Historicamente, os guidelines versaram muito mais sobre o que devemos fazer, do que sobre o que não devemos fazer. A Choosing Wisely recomenda o que não devemos fazer. Traz, portanto, um paradigma interessante. Observem que as recomendações do que não fazer (recomendação grau III) normalmente se limitam a condutas comprovadamente deletérias. No entanto, há muitas razões para não adotarmos condutas além da prova do dano. Em outras palavras, não necessariamente temos que fazer algo só porque não é deletério. O ônus da prova está no desempenho (eficácia) e utilidade (relevância) de uma conduta. Assim, os seguintes motivos justificam a não adoção de certas condutas:

  1. Terapia prejudicial – por ser óbvio, não é o foco principal da Choosing Wisely;
  2. Terapia desconhecida quanto à sua eficácia (não há demonstração) – isso é algo muito comum – condutas que fogem à plausibilidade extrema, mas são adotadas sistematicamente, baseadas em crenças;
  3. Terapia comprovadamente ineficaz, embora segura – isso também se faz, pois muitas vezes ensaios clínicos negativos não são valorizados por irem de encontro a nossas crenças;
  4. Diagnósticos corretos, porém inúteis (fúteis) e potencialmente prejudiciais (overdiagnosis);
  5. Marcadores prognósticos acurados, porém inúteis (fúteis) e potencialmente prejudiciais.

Os sites das iniciativas Choosing Wisely norte-americana e canadense trazem interessantes recomendações, sempre endossadas pelas sociedades de especialidades. Devem ser visitados, enquanto geramos nossas próprias recomendações, servindo de inspiração. Expressam pensamentos de vanguarda, de encontro a tão comum mentalidade do médico ativo e outras armadilhas que nos levam a excessos ou exageros nas condutas em saúde.
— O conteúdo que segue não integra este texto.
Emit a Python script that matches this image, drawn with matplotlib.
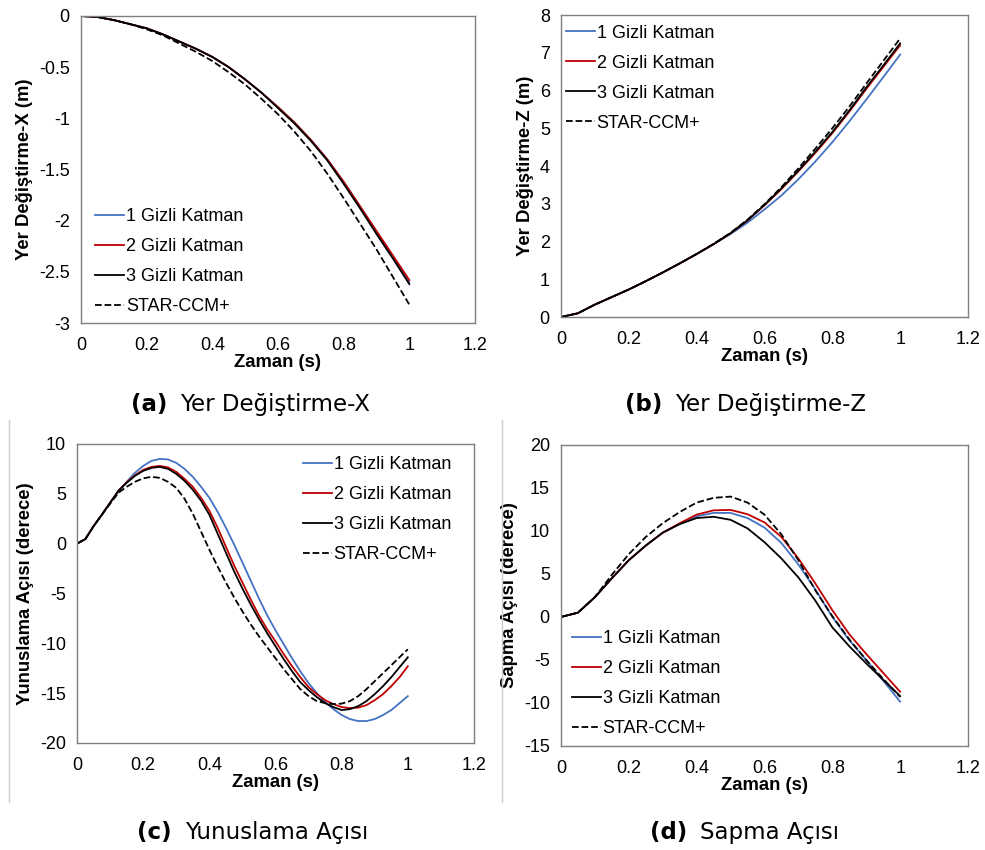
import matplotlib
matplotlib.use("Agg")
import matplotlib.pyplot as plt
import numpy as np

plt.rcParams['font.family'] = ['Liberation Sans', 'DejaVu Sans']

# zaman (s)
t20 = np.linspace(0, 1, 21)
t40 = np.linspace(0, 1, 41)

etiketler = ["1 Gizli Katman", "2 Gizli Katman", "3 Gizli Katman", "STAR-CCM+"]

# (a) Yer Degistirme-X (m)
x_1 = [0, -0.01, -0.04, -0.08, -0.12, -0.18, -0.25, -0.32, -0.40, -0.50, -0.62,
       -0.75, -0.89, -1.04, -1.21, -1.40, -1.62, -1.86, -2.11, -2.35, -2.60]
x_2 = [0, -0.01, -0.04, -0.08, -0.12, -0.18, -0.25, -0.32, -0.40, -0.50, -0.62,
       -0.75, -0.89, -1.04, -1.21, -1.40, -1.62, -1.86, -2.10, -2.34, -2.58]
x_3 = [0, -0.01, -0.04, -0.08, -0.12, -0.18, -0.25, -0.32, -0.40, -0.50, -0.62,
       -0.75, -0.90, -1.05, -1.22, -1.41, -1.64, -1.88, -2.13, -2.37, -2.62]
x_star = [0, -0.01, -0.04, -0.08, -0.13, -0.19, -0.27, -0.35, -0.44, -0.55, -0.67,
          -0.81, -0.96, -1.13, -1.32, -1.54, -1.78, -2.03, -2.28, -2.55, -2.82]

# (b) Yer Degistirme-Z (m)
z_1 = [0, 0.10, 0.33, 0.53, 0.73, 0.95, 1.18, 1.42, 1.67, 1.93, 2.20,
       2.50, 2.85, 3.22, 3.65, 4.12, 4.63, 5.18, 5.76, 6.35, 6.95]
z_2 = [0, 0.10, 0.33, 0.53, 0.73, 0.95, 1.18, 1.42, 1.67, 1.93, 2.22,
       2.56, 2.96, 3.39, 3.86, 4.35, 4.87, 5.44, 6.04, 6.62, 7.20]
z_3 = [0, 0.10, 0.33, 0.53, 0.73, 0.95, 1.18, 1.42, 1.67, 1.93, 2.22,
       2.56, 2.97, 3.41, 3.88, 4.38, 4.90, 5.47, 6.08, 6.66, 7.25]
z_star = [0, 0.10, 0.33, 0.53, 0.73, 0.95, 1.18, 1.42, 1.67, 1.94, 2.23,
          2.58, 2.99, 3.44, 3.94, 4.46, 5.00, 5.57, 6.18, 6.78, 7.38]

# (c) Yunuslama Acisi (derece), 0.025 s adim
p_1 = [0, 0.45, 1.75, 2.9, 4.1, 5.2, 6.2, 7.1, 7.8, 8.3, 8.5, 8.45, 8.1, 7.5, 6.7, 5.7,
       4.6, 3.2, 1.6, -0.1, -1.9, -3.7, -5.5, -7.2, -8.7, -10.1, -11.5, -12.8, -14.0,
       -15.0, -15.9, -16.6, -17.2, -17.6, -17.8, -17.8, -17.6, -17.2, -16.7, -16.0, -15.3]
p_2 = [0, 0.45, 1.75, 2.9, 4.1, 5.3, 6.15, 6.85, 7.4, 7.7, 7.8, 7.65, 7.2, 6.5, 5.7, 4.6,
       3.3, 1.6, -0.3, -2.2, -3.9, -5.6, -7.2, -8.6, -9.8, -11.1, -12.3, -13.4, -14.4,
       -15.1, -15.7, -16.1, -16.4, -16.5, -16.45, -16.2, -15.7, -15.1, -14.3, -13.4, -12.3]
p_3 = [0, 0.45, 1.75, 2.9, 4.1, 5.3, 6.1, 6.8, 7.3, 7.6, 7.7, 7.5, 7.0, 6.3, 5.4, 4.3,
       2.9, 1.0, -0.9, -2.8, -4.5, -6.1, -7.6, -9.0, -10.3, -11.6, -12.8, -13.9, -14.7,
       -15.4, -16.0, -16.4, -16.7, -16.6, -16.3, -15.8, -15.1, -14.3, -13.4, -12.4, -11.4]
p_star = [0, 0.45, 1.75, 2.9, 4.0, 5.1, 5.7, 6.2, 6.55, 6.7, 6.6, 6.2, 5.6, 4.5, 3.0, 1.2,
          -0.6, -2.3, -3.9, -5.4, -6.8, -8.1, -9.3, -10.4, -11.5, -12.6, -13.6, -14.6, -15.3,
          -15.8, -16.0, -16.1, -16.05, -15.8, -15.3, -14.6, -13.8, -13.0, -12.2, -11.4, -10.6]

# (d) Sapma Acisi (derece)
s_1 = [0, 0.5, 2.3, 4.5, 6.6, 8.3, 9.8, 10.8, 11.7, 12.1, 12.1, 11.5, 10.4, 8.6, 6.1,
       3.2, 0.0, -2.7, -5.0, -7.4, -9.85]
s_2 = [0, 0.5, 2.3, 4.5, 6.6, 8.3, 9.8, 10.9, 11.9, 12.4, 12.45, 11.95, 11.0, 9.3, 6.8,
       3.9, 0.8, -2.0, -4.3, -6.5, -8.7]
s_3 = [0, 0.5, 2.3, 4.5, 6.6, 8.3, 9.8, 10.8, 11.5, 11.65, 11.3, 10.3, 8.7, 6.8, 4.6,
       1.9, -1.2, -3.4, -5.4, -7.3, -9.2]
s_star = [0, 0.5, 2.3, 4.9, 7.3, 9.3, 10.9, 12.2, 13.3, 13.85, 14.0, 13.3, 11.9, 9.6, 6.6,
          3.1, 0.1, -2.6, -5.0, -7.2, -9.3]

renkler = ["#4472C4", "#C00000", "black", "black"]
stiller = ["-", "-", "-", "--"]

paneller = [
    dict(rect=[0.0822, 0.620, 0.400, 0.3612], t=t20, seri=[x_1, x_2, x_3, x_star],
         ylim=(-3, 0), yticks=np.arange(-3, 0.01, 0.5), ylabel="Yer Değiştirme-X (m)",
         leg=(0.036, 0.373), baslik=("(a)", "Yer Değiştirme-X"), bpos=(180, 405)),
    dict(rect=[0.5695, 0.627, 0.4132, 0.3553], t=t20, seri=[z_1, z_2, z_3, z_star],
         ylim=(0, 8), yticks=np.arange(0, 8.1, 1), ylabel="Yer Değiştirme-Z (m)",
         leg=(0.012, 0.968), baslik=("(b)", "Yer Değiştirme-Z"), bpos=(675, 405)),
    dict(rect=[0.0782, 0.1259, 0.4030, 0.3518], t=t40, seri=[p_1, p_2, p_3, p_star],
         ylim=(-20, 10), yticks=np.arange(-20, 10.1, 5), ylabel="Yunuslama Açısı (derece)",
         leg=(0.569, 0.959), baslik=("(c)", "Yunuslama Açısı"), bpos=(185, 833)),
    dict(rect=[0.5695, 0.1224, 0.4132, 0.3541], t=t20, seri=[s_1, s_2, s_3, s_star],
         ylim=(-15, 20), yticks=np.arange(-15, 20.1, 5), ylabel="Sapma Açısı (derece)",
         leg=(0.027, 0.384), baslik=("(d)", "Sapma Açısı"), bpos=(700, 833)),
]

W, H = 985, 850
fig = plt.figure(figsize=(W / 100, H / 100), dpi=100)

for p in paneller:
    ax = fig.add_axes(p["rect"])
    for y, lab, c, ls in zip(p["seri"], etiketler, renkler, stiller):
        ax.plot(p["t"], y, color=c, linestyle=ls, linewidth=1.3, label=lab)
    ax.set_xlim(0, 1.2)
    ax.set_ylim(*p["ylim"])
    ax.set_xticks(np.arange(0, 1.21, 0.2))
    ax.set_xticklabels(["0", "0.2", "0.4", "0.6", "0.8", "1", "1.2"])
    ax.set_yticks(p["yticks"])
    ax.set_yticklabels(["%g" % v for v in p["yticks"]])
    ax.tick_params(length=0, labelsize=13)
    ax.tick_params(axis="x", pad=10)
    ax.tick_params(axis="y", pad=8)
    for s in ax.spines.values():
        s.set_color("#7f7f7f")
        s.set_linewidth(1.0)
    ax.set_xlabel("Zaman (s)", fontsize=13.3, fontweight="bold", labelpad=0)
    ax.set_ylabel(p["ylabel"], fontsize=13.3, fontweight="bold", labelpad=4)
    ax.legend(loc="upper left", bbox_to_anchor=p["leg"], frameon=False, fontsize=13,
              borderpad=0, borderaxespad=0, handlelength=1.6, handletextpad=0.1,
              labelspacing=0.72)
    bx, by = p["bpos"]
    fig.text((bx - 13) / W, 1 - by / H, p["baslik"][0], ha="right", va="center",
             fontsize=16.5, fontweight="bold", family="DejaVu Sans")
    fig.text(bx / W, 1 - by / H, p["baslik"][1], ha="left", va="center",
             fontsize=16.5, family="DejaVu Sans")

# ayirici cizgiler
fig.add_artist(plt.Line2D([0.009, 0.009], [0.056, 0.506], color="#cccccc", linewidth=1))
fig.add_artist(plt.Line2D([0.510, 0.510], [0.056, 0.506], color="#cccccc", linewidth=1))

fig.savefig("out.png", dpi=100)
Em cardiologia, por exemplo, os especialistas norte-americanos foram muito felizes em dizer para “não realizarmos pesquisa de isquemia miocárdica de rotina em indivíduos absolutamente assintomáticos”. Percebam como (em média) o que os médicos fazem é exatamente o contrário. Na prática, uma pessoa não pode passar nem perto do consultório de um cardiologista que sairá com um pedido de exame não invasivo para pesquisa de doença coronária (teste ergométrico (mais comumente), cintilografia miocárdica (muito frequentemente) ou tomografia de coronárias).

Outro exemplo é a recomendação de ortopedistas norte-americanos de não prescrevermos condroitina ou glucosamina para tratamento da artrite de joelho. Embora diversos pacientes revelem que houve redução da dor de joelho ao ingerir remédios que apresentam estes elementos em sua composição, sabemos que tudo se deve ao efeito placebo desses componentes, muito bem demonstrado por um grande ensaio clínico randomizado publicado no New England Journal of Medicine. Além disso, há aqueles que dizem que, se a dor melhora, não importa o remédio ser placebo. Mas será que devemos, rotineiramente, propor uma medicina baseada em fantasia? Dessa forma, onde vamos parar?

Certa vez, um dos líderes da Choosing Wisely nos Estados Unidos comparou esta história toda ao filme do Indiana Jones em que o herói procura o Santo Graal. Na cena final, há vários cálices e apenas uma chance de escolha do correto, aquele que seria o Santo Graal. O guardião dos cálices avisa aos personagens: Choose Wisely. O primeiro a escolher, de forma óbvia, escolhe o cálice mais bonito e precioso. No entanto, como sabemos, em ciência nem sempre o plausível é o verdadeiro. Aquele não era o Santo Graal e o vilão acaba sendo transformado em caveira. Por outro lado, Indiana Jones é um cientista e usa sua mente científica para fazer a escolha mais sábia. Ele escolhe o cálice mais simples, mais condizente com os valores de Jesus Cristo. E acerta, conseguindo a conquista do Santo Graal.

Como médicos, precisamos pensar sabiamente. Usar recursos sem comprovação científica ou de forma exagerada aproxima-nos do vilão do filme e distancia-nos de Indiana Jones. Ser médico herói é fazer o que tem que ser feito.